| What needs to be done |
The material below should be written out in full and exactly; pictures stay out of the copy.

########################################

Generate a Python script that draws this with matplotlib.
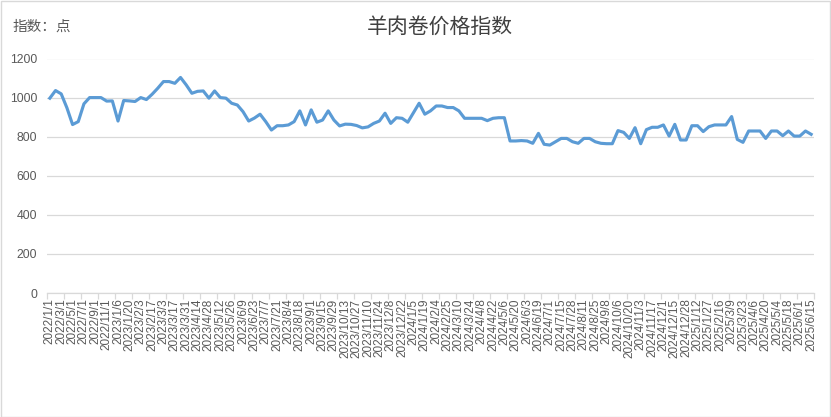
import matplotlib
matplotlib.use('Agg')
import matplotlib.pyplot as plt
from matplotlib.patches import Rectangle
import numpy as np

# Data
index_values = [
    997, 1036, 1019, 948, 862, 877, 968, 1000, 1000, 1000,
    982, 983, 880, 985, 983, 980, 1000, 990, 1017, 1048,
    1082, 1082, 1073, 1103, 1065, 1022, 1032, 1034, 997, 1034,
    1000, 997, 971, 962, 928, 880, 895, 915, 877, 834,
    856, 856, 860, 877, 932, 860, 937, 874, 885, 932,
    885, 855, 864, 863, 857, 845, 850, 868, 880, 920,
    868, 897, 894, 874, 922, 971, 915, 932, 957, 957,
    949, 949, 932, 894, 894, 894, 894, 882, 894, 897,
    897, 778, 778, 780, 778, 766, 817, 761, 757, 774,
    791, 791, 774, 766, 791, 791, 774, 766, 764, 764,
    831, 822, 791, 846, 764, 836, 848, 848, 860, 803,
    863, 783, 783, 856, 856, 826, 851, 860, 860, 860,
    903, 786, 771, 829, 829, 829, 791, 829, 829, 805,
    829, 803, 803, 829, 812,
]

# every second point carries a date label
tick_labels = [
    '2022/1/1', '2022/3/1', '2022/5/1', '2022/7/1', '2022/9/1', '2022/11/1',
    '2023/1/6', '2023/1/20', '2023/2/3', '2023/2/17', '2023/3/3', '2023/3/17',
    '2023/3/31', '2023/4/14', '2023/4/28', '2023/5/12', '2023/5/26', '2023/6/9',
    '2023/6/23', '2023/7/7', '2023/7/21', '2023/8/4', '2023/8/18', '2023/9/1',
    '2023/9/15', '2023/9/29', '2023/10/13', '2023/10/27', '2023/11/10', '2023/11/24',
    '2023/12/8', '2023/12/22', '2024/1/5', '2024/1/19', '2024/2/4', '2024/2/25',
    '2024/3/10', '2024/3/24', '2024/4/8', '2024/4/22', '2024/5/6', '2024/5/20',
    '2024/6/3', '2024/6/19', '2024/7/1', '2024/7/15', '2024/7/28', '2024/8/11',
    '2024/8/25', '2024/9/8', '2024/10/6', '2024/10/20', '2024/11/3', '2024/11/17',
    '2024/12/1', '2024/12/15', '2024/12/28', '2025/1/12', '2025/1/27', '2025/2/16',
    '2025/3/9', '2025/3/23', '2025/4/6', '2025/4/20', '2025/5/4', '2025/5/18',
    '2025/6/1', '2025/6/15',
]

y_ticks = [0, 200, 400, 600, 800, 1000, 1200]

title = '羊肉卷价格指数'
unit_label = '指数：点'

plt.rcParams['font.family'] = ['Liberation Sans', 'DejaVu Sans']
cjk = ['Noto Sans CJK SC', 'DejaVu Sans']

W, H = 831, 417
fig = plt.figure(figsize=(W / 100, H / 100), dpi=100)
fig.patch.set_facecolor('white')

ax = fig.add_axes([47 / W, 1 - 293 / H, (814 - 47) / W, (293 - 58.5) / H])
n = len(index_values)
x = np.arange(n)
ax.plot(x, index_values, color='#5B9BD5', linewidth=2.25, solid_joinstyle='round')

ax.set_xlim(-0.5, n - 0.5)
ax.set_ylim(0, 1200)
ax.set_yticks(y_ticks)
ax.set_yticklabels([str(v) for v in y_ticks])
ax.grid(axis='y', color='#d9d9d9', linewidth=0.9)
ax.set_axisbelow(True)

ax.set_xticks(x[::2])
ax.set_xticklabels(tick_labels, rotation=90, fontsize=8.5, color='#595959')
ax.set_xticks(np.arange(-0.5, n, 3), minor=True)
ax.tick_params(axis='x', which='major', length=0, pad=4)
ax.tick_params(axis='x', which='minor', length=4, color='#d9d9d9', width=0.9)
ax.tick_params(axis='y', length=0, pad=7, labelsize=8.8, labelcolor='#595959')

for s in ['top', 'right', 'left']:
    ax.spines[s].set_visible(False)
ax.spines['bottom'].set_color('#d9d9d9')
ax.spines['bottom'].set_linewidth(0.9)

fig.text(440 / W, 1 - 27 / H, title, family=cjk, fontsize=15, fontweight='medium',
         color='#404040', ha='center', va='center')
fig.text(13 / W, 1 - 27 / H, unit_label, family=cjk, fontsize=10.5, color='#595959',
         ha='left', va='center')

# chart border
fig.patches.append(Rectangle((0.5 / W, 0.5 / H), (W - 1.5) / W, (H - 1.5) / H,
                             transform=fig.transFigure, fill=False,
                             edgecolor='#d9d9d9', linewidth=1))

fig.savefig('out.png', dpi=100)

########################################

| Written response |
Generate a Python script that draws this with matplotlib.
import matplotlib
matplotlib.use('Agg')
import matplotlib.pyplot as plt
from matplotlib.patches import Rectangle
import numpy as np

# Data
index_values = [
    997, 1036, 1019, 948, 862, 877, 968, 1000, 1000, 1000,
    982, 983, 880, 985, 983, 980, 1000, 990, 1017, 1048,
    1082, 1082, 1073, 1103, 1065, 1022, 1032, 1034, 997, 1034,
    1000, 997, 971, 962, 928, 880, 895, 915, 877, 834,
    856, 856, 860, 877, 932, 860, 937, 874, 885, 932,
    885, 855, 864, 863, 857, 845, 850, 868, 880, 920,
    868, 897, 894, 874, 922, 971, 915, 932, 957, 957,
    949, 949, 932, 894, 894, 894, 894, 882, 894, 897,
    897, 778, 778, 780, 778, 766, 817, 761, 757, 774,
    791, 791, 774, 766, 791, 791, 774, 766, 764, 764,
    831, 822, 791, 846, 764, 836, 848, 848, 860, 803,
    863, 783, 783, 856, 856, 826, 851, 860, 860, 860,
    903, 786, 771, 829, 829, 829, 791, 829, 829, 805,
    829, 803, 803, 829, 812,
]

# every second point carries a date label
tick_labels = [
    '2022/1/1', '2022/3/1', '2022/5/1', '2022/7/1', '2022/9/1', '2022/11/1',
    '2023/1/6', '2023/1/20', '2023/2/3', '2023/2/17', '2023/3/3', '2023/3/17',
    '2023/3/31', '2023/4/14', '2023/4/28', '2023/5/12', '2023/5/26', '2023/6/9',
    '2023/6/23', '2023/7/7', '2023/7/21', '2023/8/4', '2023/8/18', '2023/9/1',
    '2023/9/15', '2023/9/29', '2023/10/13', '2023/10/27', '2023/11/10', '2023/11/24',
    '2023/12/8', '2023/12/22', '2024/1/5', '2024/1/19', '2024/2/4', '2024/2/25',
    '2024/3/10', '2024/3/24', '2024/4/8', '2024/4/22', '2024/5/6', '2024/5/20',
    '2024/6/3', '2024/6/19', '2024/7/1', '2024/7/15', '2024/7/28', '2024/8/11',
    '2024/8/25', '2024/9/8', '2024/10/6', '2024/10/20', '2024/11/3', '2024/11/17',
    '2024/12/1', '2024/12/15', '2024/12/28', '2025/1/12', '2025/1/27', '2025/2/16',
    '2025/3/9', '2025/3/23', '2025/4/6', '2025/4/20', '2025/5/4', '2025/5/18',
    '2025/6/1', '2025/6/15',
]

y_ticks = [0, 200, 400, 600, 800, 1000, 1200]

title = '羊肉卷价格指数'
unit_label = '指数：点'

plt.rcParams['font.family'] = ['Liberation Sans', 'DejaVu Sans']
cjk = ['Noto Sans CJK SC', 'DejaVu Sans']

W, H = 831, 417
fig = plt.figure(figsize=(W / 100, H / 100), dpi=100)
fig.patch.set_facecolor('white')

ax = fig.add_axes([47 / W, 1 - 293 / H, (814 - 47) / W, (293 - 58.5) / H])
n = len(index_values)
x = np.arange(n)
ax.plot(x, index_values, color='#5B9BD5', linewidth=2.25, solid_joinstyle='round')

ax.set_xlim(-0.5, n - 0.5)
ax.set_ylim(0, 1200)
ax.set_yticks(y_ticks)
ax.set_yticklabels([str(v) for v in y_ticks])
ax.grid(axis='y', color='#d9d9d9', linewidth=0.9)
ax.set_axisbelow(True)

ax.set_xticks(x[::2])
ax.set_xticklabels(tick_labels, rotation=90, fontsize=8.5, color='#595959')
ax.set_xticks(np.arange(-0.5, n, 3), minor=True)
ax.tick_params(axis='x', which='major', length=0, pad=4)
ax.tick_params(axis='x', which='minor', length=4, color='#d9d9d9', width=0.9)
ax.tick_params(axis='y', length=0, pad=7, labelsize=8.8, labelcolor='#595959')

for s in ['top', 'right', 'left']:
    ax.spines[s].set_visible(False)
ax.spines['bottom'].set_color('#d9d9d9')
ax.spines['bottom'].set_linewidth(0.9)

fig.text(440 / W, 1 - 27 / H, title, family=cjk, fontsize=15, fontweight='medium',
         color='#404040', ha='center', va='center')
fig.text(13 / W, 1 - 27 / H, unit_label, family=cjk, fontsize=10.5, color='#595959',
         ha='left', va='center')

# chart border
fig.patches.append(Rectangle((0.5 / W, 0.5 / H), (W - 1.5) / W, (H - 1.5) / H,
                             transform=fig.transFigure, fill=False,
                             edgecolor='#d9d9d9', linewidth=1))

fig.savefig('out.png', dpi=100)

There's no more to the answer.